A family mold combines multiple different parts in one mold base. This can work well when the parts belong to the same assembly set, material and color are the same, part volumes are moderate and reasonably balanced, and the parts are usually produced and shipped together.
When these conditions align, a family mold can reduce upfront tooling investment and simplify synchronized production.
However, family molds are not always the better option. Separate molds are often more practical when one part has much higher demand than the others, part geometries differ greatly, cooling and filling behavior vary significantly, design changes are likely later, or quality requirements are tighter.
What looks cheaper at RFQ stage can become more expensive in long-term production if the mold reduces flexibility or creates balancing issues.
3. Cold Runner or Hot Runner?
Runner system selection is one of the most important tooling decisions.
Cold Runner Mold
Cold runner molds are widely used because they are simpler, easier to maintain, and lower in upfront cost. They are often suitable when volume is low to medium, runner scrap is acceptable, tooling budget is more limited, or the product is less sensitive to gate marks or runner handling.
Hot Runner Mold
Hot runner molds keep the resin molten inside the runner system and eliminate runner scrap. They are often worth evaluating when annual volume is higher, material cost is significant, automation is important, gate appearance matters, cavity-to-cavity consistency is important, or runner waste should be minimized.
A hot runner system can improve material utilization and production efficiency, but it also adds tooling complexity and maintenance requirements. The better choice depends on the part, resin, expected volume, and long-term production economics.
4. What Ejection Method Fits the Part?
Ejection is often underestimated in early tooling discussions. A part that fills correctly can still become a production problem if the ejection method is not matched to the geometry and material.
Ejector Pins
Pin ejection is the most common solution. It is practical, economical, and suitable for many standard parts, but it may leave ejector marks.
Ejector Sleeves
Sleeve ejection is often used for cylindrical or ring-shaped parts where more even ejection force is needed.
Stripper Plate Ejection
Stripper plate ejection is often preferred for thin-wall parts, larger flat areas, softer materials, or products where visible pin marks are not acceptable.
The right ejection method affects not only part appearance, but also deformation risk, ejection stability, and downstream assembly performance.
5. Does the Part Need a More Complex Mold Structure?
Some products can be molded with relatively standard mold construction. Others require more advanced solutions such as sliders, lifters, unscrewing mechanisms, insert molding setups, or two-shot tooling.
These features increase cost and lead time, but they are often necessary when the part includes undercuts, side holes, threads, inserts, multi-material features, or more complex assembly logic.
The goal is not to avoid complexity at all costs. The goal is to use only the complexity that the part truly requires.

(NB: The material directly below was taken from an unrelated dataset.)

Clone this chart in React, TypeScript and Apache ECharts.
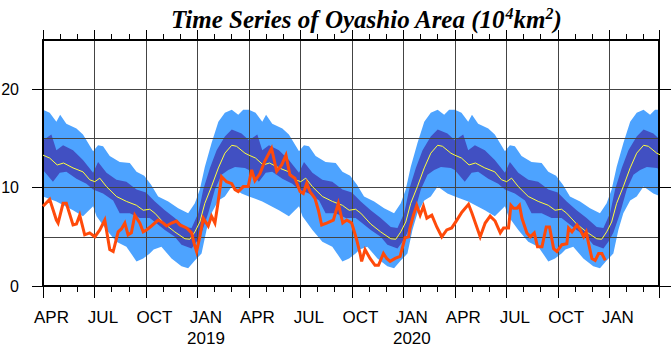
import React, { useEffect, useRef } from 'react';
import * as echarts from 'echarts';

// x values are months since 1 April 2018
const xTickLabels = ['APR', 'JUL', 'OCT', 'JAN', 'APR', 'JUL', 'OCT', 'JAN', 'APR', 'JUL', 'OCT', 'JAN'];
const yearLabels = ['', '', '', '2019', '', '', '', '2020', '', '', '', ''];
const yTickValues = [0, 10, 20];

// Climatology (repeats every year, Apr -> Mar): [month offset, value]
const climMean: [number, number][] = [
  [0.0, 13.3], [0.39, 13.0], [0.83, 12.3], [1.2, 12.5], [1.75, 12.0], [2.33, 11.6], [2.72, 10.8],
  [3.02, 10.6], [3.31, 10.96], [3.7, 10.1], [4.28, 9.1], [4.86, 8.6], [5.45, 8.2], [5.84, 7.7],
  [6.22, 7.8], [6.52, 7.4], [7.1, 6.3], [7.68, 5.5], [8.27, 4.8], [8.56, 4.75], [8.85, 5.5],
  [9.14, 6.5], [9.43, 8.4], [9.82, 10.1], [10.22, 12.0], [10.6, 13.5], [11.0, 14.3], [11.28, 14.2],
  [11.77, 13.5],
];
const climDarkHi: [number, number][] = [
  [0.0, 14.8], [0.49, 15.4], [0.78, 13.8], [1.17, 14.3], [1.75, 13.8], [2.33, 12.8], [2.92, 11.5],
  [3.21, 12.6], [3.7, 11.5], [4.28, 10.8], [4.86, 10.6], [5.45, 9.8], [6.0, 9.5], [6.52, 8.6],
  [7.1, 7.7], [7.68, 6.9], [8.27, 6.0], [8.66, 5.9], [9.05, 7.4], [9.34, 9.8], [9.73, 12.0],
  [10.12, 13.8], [10.6, 15.2], [11.0, 15.9], [11.57, 15.5],
];
const climDarkLo: [number, number][] = [
  [0.0, 11.8], [0.58, 10.6], [0.98, 11.5], [1.36, 11.6], [1.95, 10.9], [2.53, 10.4], [2.92, 9.8],
  [3.5, 9.4], [4.09, 8.7], [4.47, 7.4], [5.06, 7.4], [5.64, 6.9], [6.22, 6.9], [6.52, 6.5],
  [7.1, 5.7], [7.68, 5.0], [8.07, 4.2], [8.66, 3.8], [8.95, 4.5], [9.24, 5.4], [9.63, 7.4],
  [10.02, 9.8], [10.41, 11.3], [10.8, 11.8], [11.19, 12.1], [11.77, 12.0],
];
const climLightHi: [number, number][] = [
  [0.0, 17.9], [0.39, 17.6], [0.78, 16.7], [1.0, 17.4], [1.36, 16.5], [1.95, 16.0], [2.33, 15.4],
  [2.92, 13.7], [3.21, 14.3], [3.5, 14.2], [3.89, 13.2], [4.47, 12.6], [5.06, 12.5], [5.45, 11.6],
  [5.9, 11.2], [6.3, 10.3], [6.71, 9.1], [7.3, 8.6], [7.88, 7.9], [8.46, 7.4], [8.85, 8.4],
  [9.14, 9.8], [9.43, 12.1], [9.82, 14.5], [10.22, 16.7], [10.6, 17.6], [11.0, 17.9], [11.38, 17.4],
  [11.67, 17.9],
];
const climLightLo: [number, number][] = [
  [0.0, 9.1], [0.78, 8.6], [1.75, 7.7], [2.33, 7.1], [2.92, 8.1], [3.12, 7.1], [3.7, 5.7],
  [4.28, 4.5], [4.86, 4.0], [5.45, 2.5], [5.84, 2.8], [6.22, 3.3], [6.45, 3.7], [6.9, 4.0],
  [7.49, 2.8], [8.07, 2.0], [8.46, 1.8], [8.85, 2.6], [9.24, 3.3], [9.53, 5.7], [9.82, 7.4],
  [10.22, 8.7], [10.6, 9.1], [11.0, 10.1], [11.57, 9.4],
];

// Observed Oyashio area: [months since Apr 2018, value]
const observed: [number, number][] = [
  [0.0, 8.1], [0.39, 8.8], [0.78, 6.7], [0.88, 6.4], [1.17, 8.4], [1.36, 8.4], [1.75, 6.2], [1.95, 6.3],
  [2.14, 7.2], [2.43, 5.2], [2.72, 5.4], [3.02, 5.0], [3.31, 5.7], [3.6, 6.7], [3.89, 3.7], [4.09, 3.5],
  [4.38, 5.5], [4.57, 5.8], [4.77, 6.4], [4.96, 5.2], [5.15, 5.4], [5.35, 7.2], [5.64, 6.4], [5.84, 5.5],
  [6.03, 5.7], [6.32, 6.1], [6.71, 6.7], [7.0, 6.4], [7.2, 6.1], [7.49, 6.4], [7.78, 6.6], [7.98, 6.2],
  [8.37, 5.9], [8.66, 5.4], [8.81, 4.3], [8.95, 3.5], [9.14, 5.0], [9.34, 6.9], [9.63, 6.1], [9.82, 7.1],
  [10.02, 6.4], [10.17, 8.1], [10.41, 11.1], [10.7, 10.6], [11.0, 10.4], [11.19, 9.8], [11.38, 9.6],
  [11.67, 10.1], [11.96, 10.1], [12.16, 11.8], [12.35, 10.7], [12.64, 11.4], [12.93, 12.7], [13.32, 14.0],
  [13.62, 11.65], [13.91, 12.3], [14.16, 13.3], [14.39, 11.3], [14.68, 10.96], [14.98, 9.6], [15.17, 9.4],
  [15.37, 10.45], [15.56, 9.6], [15.85, 8.9], [16.05, 7.7], [16.24, 6.2], [16.53, 6.4], [16.92, 6.7],
  [17.21, 8.4], [17.47, 6.4], [17.7, 6.7], [17.99, 6.4], [18.28, 4.7], [18.48, 3.3], [18.57, 2.5],
  [18.77, 3.7], [19.06, 2.8], [19.35, 2.1], [19.55, 2.1], [19.84, 3.3], [20.03, 2.8], [20.23, 2.5],
  [20.52, 2.8], [20.81, 3.0], [21.1, 4.9], [21.3, 5.0], [21.39, 5.9], [21.59, 7.2], [21.78, 8.2],
  [21.98, 7.2], [22.17, 8.1], [22.37, 6.9], [22.66, 7.2], [22.95, 6.0], [23.24, 5.0], [23.53, 5.7],
  [23.82, 5.9], [24.12, 6.7], [24.41, 7.5], [24.8, 8.3], [25.0, 7.4], [25.28, 6.0], [25.48, 5.0],
  [25.77, 6.4], [26.06, 7.1], [26.35, 6.6], [26.65, 5.4], [26.84, 5.9], [27.13, 5.9], [27.27, 8.2],
  [27.42, 7.9], [27.62, 7.9], [27.77, 8.2], [27.91, 6.9], [28.2, 5.4], [28.4, 5.0], [28.63, 5.4],
  [28.82, 4.0], [29.08, 4.0], [29.33, 6.0], [29.52, 6.0], [29.76, 3.8], [29.95, 3.5], [30.24, 4.2],
  [30.53, 4.3], [30.63, 5.9], [30.83, 5.5], [31.12, 6.2], [31.31, 5.7], [31.51, 5.0], [31.66, 5.5],
  [31.8, 4.3], [31.99, 2.8], [32.18, 2.6], [32.38, 3.3], [32.57, 3.3], [32.77, 2.6],
];

const X_MAX = 35.9;
const NUM_YEARS = 3;

// climatology is the same every year: place it in each of the years shown
function acrossYears(clim: [number, number][]): [number, number][] {
  const out: [number, number][] = [];
  for (let k = 0; k < NUM_YEARS; k++) {
    for (const [x, y] of clim) out.push([x + 12 * k, y]);
  }
  out.push([12 * NUM_YEARS, clim[0][1]]);
  return out;
}

const LIGHT = '#4DA3FF';
const DARK = '#4150C2';
const FONT = 'Liberation Sans, Arial, Helvetica, sans-serif';
const SERIF = 'Liberation Serif, Times New Roman, serif';

function xLabel(v: number): string {
  const i = Math.round(v / 3);
  if (Math.abs(v - i * 3) > 1e-6 || i < 0 || i >= xTickLabels.length) return '';
  return yearLabels[i] ? `{m|${xTickLabels[i]}}\n{y|${yearLabels[i]}}` : `{m|${xTickLabels[i]}}`;
}

const bandSeries = (name: string, data: [number, number][], color: string) => ({
  name,
  type: 'line',
  data,
  xAxisIndex: 0,
  yAxisIndex: 0,
  symbol: 'none',
  showSymbol: false,
  lineStyle: { width: 0, opacity: 0 },
  areaStyle: { color, opacity: 1 },
  z: 2,
  silent: true,
});

export default function App() {
  const ref = useRef<HTMLDivElement>(null);
  useEffect(() => {
    if (!ref.current) return;
    const chart = echarts.init(ref.current, null, { renderer: 'svg' });
    const quarterValues = xTickLabels.map((_, i) => i * 3);
    const option: any = {
      animation: false,
      backgroundColor: '#fff',
      title: {
        text: '{a|Time Series of Oyashio Area (10}{s|4}{a|km}{s|2}{a|)}',
        left: 166,
        top: 0,
        textStyle: {
          rich: {
            a: { fontFamily: SERIF, fontStyle: 'italic', fontWeight: 'bold', fontSize: 25, color: '#000', lineHeight: 29 },
            s: { fontFamily: SERIF, fontStyle: 'italic', fontWeight: 'bold', fontSize: 16, color: '#000', verticalAlign: 'top', lineHeight: 18 },
          },
        },
      },
      grid: { left: 43, right: 13, top: 40, bottom: 62, outerBoundsMode: 'none', containLabel: false },
      xAxis: [
        {
          type: 'value', position: 'bottom', min: 0, max: X_MAX, interval: 3, z: 5,
          axisLine: { show: true, onZero: false, lineStyle: { color: '#000', width: 2 } },
          axisTick: { show: true, inside: false, length: 12, lineStyle: { color: '#000', width: 1 } },
          minorTick: { show: true, splitNumber: 3, length: 6, lineStyle: { color: '#000', width: 1 } },
          splitLine: { show: true, lineStyle: { color: '#444', width: 1 } },
          axisLabel: {
            show: true, customValues: quarterValues, formatter: xLabel, margin: 20,
            padding: [0, 0, 0, 17], align: 'center', showMinLabel: true, showMaxLabel: true,
            rich: {
              m: { fontFamily: FONT, fontSize: 17, color: '#000', lineHeight: 22 },
              y: { fontFamily: FONT, fontSize: 17, color: '#000', lineHeight: 21 },
            },
          },
        },
        {
          type: 'value', position: 'top', min: 0, max: X_MAX, interval: 3, z: 5,
          axisLine: { show: true, onZero: false, lineStyle: { color: '#000', width: 2 } },
          axisTick: { show: true, inside: false, length: 10, lineStyle: { color: '#000', width: 1 } },
          minorTick: { show: true, splitNumber: 3, length: 6, lineStyle: { color: '#000', width: 1 } },
          splitLine: { show: false },
          axisLabel: { show: false },
        },
      ],
      yAxis: [
        {
          type: 'value', position: 'left', min: 0, max: 25, interval: 5, z: 5,
          axisLine: { show: true, onZero: false, lineStyle: { color: '#000', width: 2 } },
          axisTick: { show: false },
          axisLabel: { show: false },
          splitLine: { show: true, lineStyle: { color: '#444', width: 1 } },
        },
        {
          type: 'value', position: 'left', min: 0, max: 25, interval: 10, z: 5,
          axisLine: { show: false },
          axisTick: { show: true, inside: false, length: 11, customValues: yTickValues, lineStyle: { color: '#000', width: 1 } },
          axisLabel: {
            show: true, customValues: yTickValues, fontFamily: FONT, fontSize: 16, color: '#000', margin: 24,
            formatter: (v: number) => (yTickValues.includes(v) ? String(v) : ''),
          },
          splitLine: { show: false },
        },
        {
          type: 'value', position: 'right', min: 0, max: 25, interval: 10, z: 5,
          axisLine: { show: true, onZero: false, lineStyle: { color: '#000', width: 2 } },
          axisTick: { show: true, inside: false, length: 12, customValues: yTickValues, lineStyle: { color: '#000', width: 1 } },
          axisLabel: { show: false },
          splitLine: { show: false },
        },
      ],
      series: [
        bandSeries('light upper', acrossYears(climLightHi), LIGHT),
        bandSeries('dark upper', acrossYears(climDarkHi), DARK),
        bandSeries('dark lower', acrossYears(climDarkLo), LIGHT),
        bandSeries('light lower', acrossYears(climLightLo), '#ffffff'),
        {
          name: 'climatology', type: 'line', data: acrossYears(climMean), xAxisIndex: 0, yAxisIndex: 0,
          symbol: 'none', showSymbol: false, z: 6, silent: true,
          lineStyle: { color: '#FFFF3C', width: 1 },
        },
        {
          name: 'observed', type: 'line', data: observed, xAxisIndex: 0, yAxisIndex: 0,
          symbol: 'none', showSymbol: false, z: 7, silent: true,
          lineStyle: { color: '#FF4A0A', width: 3, join: 'miter' },
        },
      ],
    };
    chart.setOption(option);
    return () => chart.dispose();
  }, []);
  return (
    <div
      ref={ref}
      style={{ position: 'fixed', left: 0, top: 0, width: 672, height: 348, background: '#fff' }}
    />
  );
}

6. How We Usually Evaluate Mold Type Before Steel Cutting
Before finalizing the mold concept, we usually review:
- Expected annual and lifetime volume
- Part size and geometry complexity
- Dimensional and cosmetic requirements
- Material type and filler content
- Gate location constraints
- Ejection sensitivity
- Need for automation
- Likelihood of future design changes
These questions usually make the right mold direction much clearer.
Final Thoughts
There is no universal "best" injection mold type. The right choice depends on the product, the production target, the quality expectation, the resin system, and the long-term business case.
A better mold decision early in the project usually prevents a much more expensive correction later.
If you are evaluating a new part and are unsure which mold type fits best, our engineering team can help review the structure, production plan, and tooling requirements before steel cutting.
Frequently Asked Questions
What is the difference between a single-cavity mold and a multi-cavity mold?
A single-cavity mold produces one part per shot, while a multi-cavity mold produces multiple identical parts in one cycle. Multi-cavity molds improve productivity, but they also require better cavity balance and tooling precision.
What is a family mold?
A family mold produces different parts in one mold base. It can be useful for assembly sets, but it must be carefully evaluated for fill balance, cooling behavior, and demand profile.
When is a hot runner mold worth it?
A hot runner mold is often worth evaluating when production volume is higher, material cost is significant, runner scrap is undesirable, or automation and gate appearance are important.
Which ejection method is best for cosmetic parts?
For parts where ejector marks are unacceptable, stripper plate or other specialized ejection methods are often more suitable than standard pin ejection.
Can complex mold structures always be avoided through DFM?
Not always. Some product features genuinely require sliders, lifters, inserts, or other mechanisms. Good DFM helps eliminate unnecessary complexity, not necessary complexity.